The Gates Carbon Drive system is a “belt”-driven bicycle drive that replaces a standard chain, according to the company. Compared with a normal chain that requires lubrication and maintenance, Gates said its belt drive is maintenance free.
The folks at Oskar Blues say that the sturdy, single gear bike is a reflection of the down-to-basics thinking that makes Colorado great, and that the bike is well-suited to the rugged Colorado terrain. Now, I’m not a mountain biker and don’t live in Colorado, so I’m not sure if all of that is accurate, but I can tell you this: This bike is a hipster’s wet dream!

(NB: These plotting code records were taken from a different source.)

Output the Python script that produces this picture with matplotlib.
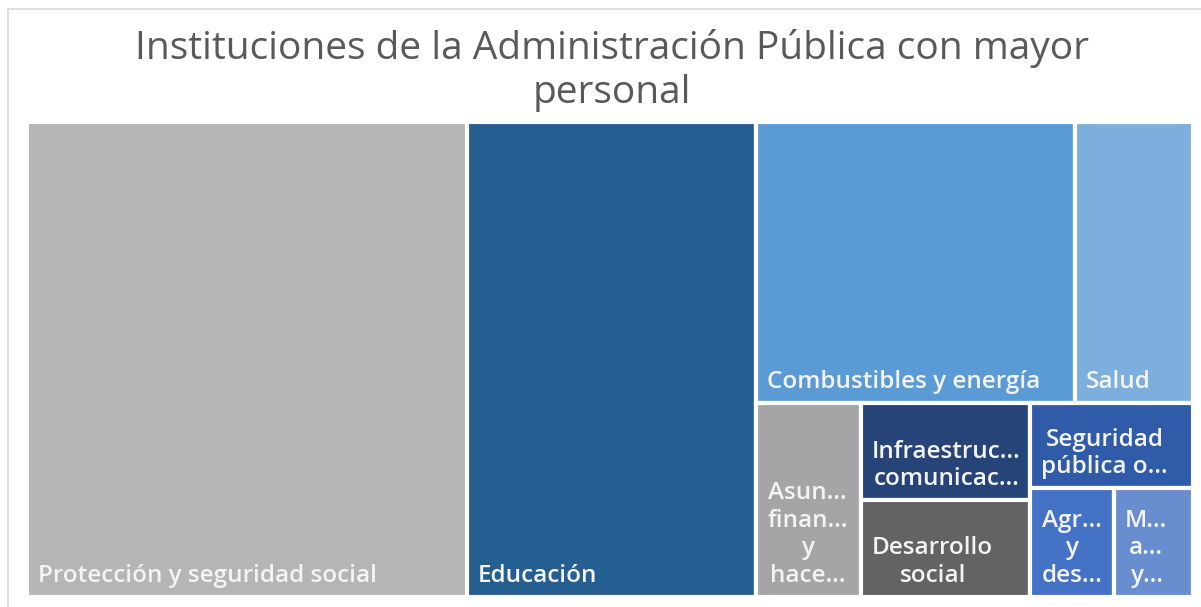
import matplotlib
matplotlib.use("Agg")
import matplotlib.pyplot as plt
from matplotlib.patches import Rectangle

# relative staff size per institution group (read from tile areas)
categories = [
    "Protección y seguridad social", "Educación", "Combustibles y energía",
    "Salud", "Asuntos financieros y hacendarios",
    "Infraestructura, comunicaciones y transportes", "Desarrollo social",
    "Seguridad pública o nacional", "Agricultura y desarrollo rural",
    "Medio ambiente y recursos naturales",
]
values = [206.7, 136.2, 88.4, 32.9, 20.2, 16.4, 16.2, 13.8, 9.0, 8.5]
labels = [
    "Protección y seguridad social", "Educación", "Combustibles y energía",
    "Salud", "Asun…\nfinan…\ny\nhace…", "Infraestruc…\ncomunicac…",
    "Desarrollo\nsocial", "Seguridad\npública o…", "Agr…\ny\ndes…",
    "M…\na…\ny…",
]
colors = ["#b5b5b5", "#255e91", "#5b9bd5", "#7cafdd", "#a5a5a5",
          "#264478", "#636363", "#2f5ba8", "#4472c4", "#698ed0"]

TITLE = "Instituciones de la Administración Pública con mayor\npersonal"
TOL = 1.13  # how much worse a row may get before it is closed


def worst(row, side):
    t = sum(row) / side
    return max(max(a / t / t, t * t / a) for a in row)


def squarify(vals, x, y, w, h):
    scale = w * h / sum(vals)
    areas = [v * scale for v in vals]
    rects = []
    i = 0
    while i < len(areas):
        side = min(w, h)
        row = [areas[i]]
        i += 1
        while i < len(areas):
            cand = row + [areas[i]]
            if worst(cand, side) <= worst(row, side) * TOL:
                row = cand
                i += 1
            else:
                break
        s = sum(row)
        if w >= h:  # column on the left, filled top to bottom
            cw = s / h
            yy = y + h
            for a in row:
                rh = a / cw
                yy -= rh
                rects.append((x, yy, cw, rh))
            x += cw
            w -= cw
        else:  # row on top, filled left to right
            rh = s / w
            xx = x
            for a in row:
                rw = a / rh
                rects.append((xx, y + h - rh, rw, rh))
                xx += rw
            h -= rh
    return rects


W, H = 1201, 607
fig = plt.figure(figsize=(W / 100, H / 100), dpi=100)
fig.patch.set_facecolor("white")

# chart frame (light border, cut off at right/bottom)
fig.add_artist(Rectangle((8 / W, -0.05), 1.5, 1.05 - 9 / H,
                         transform=fig.transFigure, fill=False,
                         edgecolor="#d9d9d9", lw=1.2))

x0, x1, ytop, ybot = 27, 1193, 122, 597
ax = fig.add_axes([x0 / W, (H - ybot) / H, (x1 - x0) / W, (ybot - ytop) / H])
aw, ah = x1 - x0, ybot - ytop
ax.set_xlim(0, aw)
ax.set_ylim(0, ah)
ax.axis("off")

pad = 11
for (rx, ry, rw, rh), lab, col in zip(squarify(values, 0, 0, aw, ah),
                                      labels, colors):
    ax.add_patch(Rectangle((rx, ry), rw, rh, facecolor=col,
                           edgecolor="white", lw=3))
    ax.text(rx + pad, ry + pad - 2, lab, ha="left", va="bottom",
            multialignment="center", color="#f4f4f4", fontsize=17.5,
            fontweight="semibold", family=["Open Sans", "DejaVu Sans"],
            linespacing=1.2)

fig.text(612 / W, 1 - 103 / H, TITLE, ha="center", va="baseline",
         fontsize=28, color="#595959", linespacing=1.2,
         family=["Open Sans", "DejaVu Sans"])

fig.savefig("out.png", dpi=100)
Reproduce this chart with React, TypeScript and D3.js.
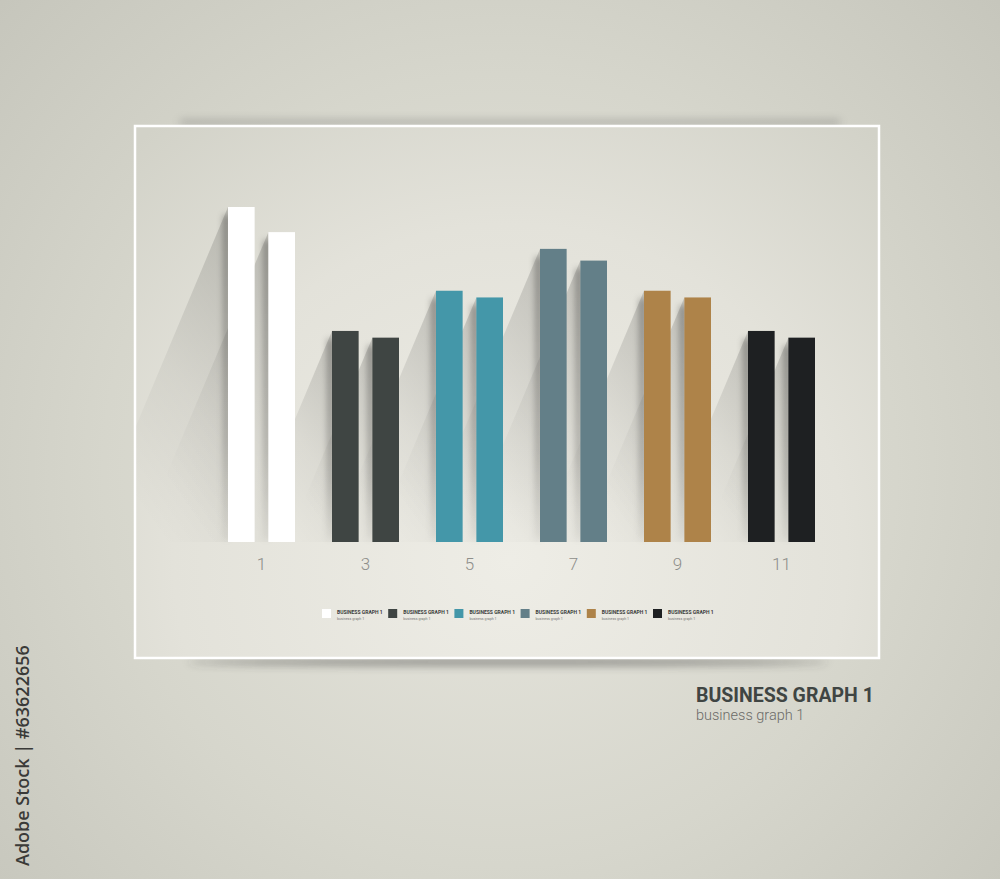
import React from "react";
import * as d3 from "d3";

const categories = ["1", "3", "5", "7", "9", "11"];
const seriesA = [100, 63, 75, 87.5, 75, 63];
const seriesB = [92.5, 61, 73, 84, 73, 61];
const barColors = ["#ffffff", "#3f4543", "#4497a9", "#637f88", "#ae8349", "#1e2022"];
const legendTitles = ["BUSINESS GRAPH 1", "BUSINESS GRAPH 1", "BUSINESS GRAPH 1", "BUSINESS GRAPH 1", "BUSINESS GRAPH 1", "BUSINESS GRAPH 1"];
const legendSubs = ["business graph 1", "business graph 1", "business graph 1", "business graph 1", "business graph 1", "business graph 1"];
const titleText = "BUSINESS GRAPH 1";
const subtitleText = "business graph 1";
const creditText = "Adobe Stock | #63622656";

const W = 1000;
const H = 879;

export default function App() {
  const x = d3.scaleBand<string>().domain(categories).range([209.5, 833.5]).paddingInner(0).paddingOuter(0);
  const x1 = d3.scaleBand<string>().domain(["a", "b"]).range([-33.5, 33.5]).paddingInner(0.34);
  const y = d3.scaleLinear().domain([0, 100]).range([542, 207]);
  const bw = x1.bandwidth();

  const bars: { key: string; x: number; top: number; color: string }[] = [];
  categories.forEach((c, i) => {
    const cx = (x(c) as number) + x.bandwidth() / 2;
    bars.push({ key: c + "a", x: cx + (x1("a") as number), top: y(seriesA[i]), color: barColors[i] });
    bars.push({ key: c + "b", x: cx + (x1("b") as number), top: y(seriesB[i]), color: barColors[i] });
  });
  const base = y(0);

  const legendX = d3.scaleLinear().domain([0, 5]).range([322, 653]);

  return (
    <svg width={W} height={H} style={{ position: "absolute", left: 0, top: 0 }} fontFamily="Roboto, 'Open Sans', sans-serif">
      <defs>
        <radialGradient id="bg" cx="500" cy="470" r="720" gradientUnits="userSpaceOnUse">
          <stop offset="0" stopColor="#e8e7df" />
          <stop offset="0.55" stopColor="#d6d6cc" />
          <stop offset="1" stopColor="#c4c4ba" />
        </radialGradient>
        <radialGradient id="panel" cx="510" cy="560" r="560" gradientUnits="userSpaceOnUse">
          <stop offset="0" stopColor="#eeede6" />
          <stop offset="0.6" stopColor="#e3e2da" />
          <stop offset="1" stopColor="#d2d2c8" />
        </radialGradient>
        <linearGradient id="shadowGrad" x1="0.8" y1="0" x2="0.2" y2="1">
          <stop offset="0" stopColor="#000" stopOpacity="0.14" />
          <stop offset="0.45" stopColor="#000" stopOpacity="0.05" />
          <stop offset="0.85" stopColor="#000" stopOpacity="0" />
        </linearGradient>
        <linearGradient id="stripGrad" x1="0" y1="0" x2="0" y2="1">
          <stop offset="0" stopColor="#000" stopOpacity="0.3" />
          <stop offset="0.7" stopColor="#000" stopOpacity="0.2" />
          <stop offset="1" stopColor="#000" stopOpacity="0.05" />
        </linearGradient>
        <filter id="blur3" x="-100%" y="-20%" width="300%" height="140%">
          <feGaussianBlur stdDeviation="3" />
        </filter>
        <filter id="blur5" x="-20%" y="-200%" width="140%" height="500%">
          <feGaussianBlur stdDeviation="4" />
        </filter>
        <clipPath id="panelClip">
          <rect x={136} y={127} width={742} height={530} />
        </clipPath>
      </defs>

      <rect x={0} y={0} width={W} height={H} fill="url(#bg)" />

      {/* frame shadows */}
      <rect x={180} y={120} width={660} height={5} fill="#555" opacity={0.35} filter="url(#blur5)" />
      <ellipse cx={508} cy={662} rx={320} ry={3.5} fill="#333" opacity={0.5} filter="url(#blur5)" />

      <rect x={135} y={126} width={744} height={532} fill="url(#panel)" stroke="#ffffff" strokeWidth={2.5} />

      {/* long shadows */}
      <g clipPath="url(#panelClip)">
        {bars.map((b) => {
          const h = base - b.top;
          const L = h * 0.42;
          return (
            <g key={"s" + b.key}>
              <polygon points={`${b.x},${b.top} ${b.x - L},${base} ${b.x},${base}`} fill="url(#shadowGrad)" />
              <rect x={b.x - 5} y={b.top + 8} width={7} height={h - 10} fill="url(#stripGrad)" filter="url(#blur3)" />
            </g>
          );
        })}
      </g>

      {/* bars */}
      {bars.map((b) => (
        <rect key={b.key} x={b.x} y={b.top} width={bw} height={base - b.top} fill={b.color} />
      ))}

      {/* axis labels */}
      {categories.map((c) => (
        <text
          key={"l" + c}
          x={(x(c) as number) + x.bandwidth() / 2}
          y={570}
          textAnchor="middle"
          fontSize={17}
          fontWeight={300}
          fill="#8e8e8a"
        >
          {c}
        </text>
      ))}

      {/* legend */}
      {legendTitles.map((t, i) => {
        const lx = legendX(i);
        return (
          <g key={"lg" + i}>
            <rect x={lx} y={609} width={9} height={9} fill={barColors[i]} />
            <text x={lx + 15} y={614} fontSize={5} fontWeight={700} fill="#3a3c3b">
              {t}
            </text>
            <text x={lx + 15} y={619.5} fontSize={3.6} fill="#777">
              {legendSubs[i]}
            </text>
          </g>
        );
      })}

      {/* title */}
      <text x={696} y={702} fontSize={19.5} fontWeight={700} fill="#3f4543">
        {titleText}
      </text>
      <text x={696} y={720} fontSize={14.5} fontWeight={300} fill="#6b6b68">
        {subtitleText}
      </text>

      {/* credit */}
      <text
        transform="translate(29,866) rotate(-90)"
        x={0}
        y={0}
        fontSize={18}
        fontWeight={600}
        fontFamily="'Open Sans', sans-serif"
        fill="#3a3a38"
      >
        {creditText}
      </text>
    </svg>
  );
}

First off, the whole “fixed gear” bike thing is a staple of the hipster scene, just do a quick Google image search on “fixie hipster” to see what I mean. Also, hipsters love PBR in cans, but I’m sure many also appreciate the irony (and previously, the novelty) of Oskar Blues’ craft beers in a can. Good beer in an unassuming package? OMG, I’m soooo evolved! Add it up, and a single gear bike from a canned beer manufacturer might be the ultimate hipster ride.
Or maybe not. After all, hipsters are cash poor (the rent in Brooklyn is through the roof and vintage clothing can get pricey) and the Reeb costs $1,200 for the frame and will run $3,000 to $4,000 fully kitted out. That’s a pretty penny on an Apple Store salary. Plus the Reeb sounds like a pretty serious mountain bike and might be overkill for carving up the cobblestones. Overall, I think the price of entry will keep the hipsters from co-opting the Reeb and turning it into the bicycle version of skinny jeans, which is fine by me.
After all, I don’t think they are the audience Oskar Blues has in mind for the Reeb. I’ve lost count of the craft beer geeks (especially the can fans) who are hardcore mountain biking enthusiasts, but they are legion, so this move makes sense for the gang in Longmont. They’ve already produced 20 bikes, most of which were snapped up by their own employees, which may be an indication that the demand is there.
I say good luck to OB on their new endeavor and have just one word of advice: Don’t offer the Reeb in DayGlo colors, and the hipsters should be kept at bay.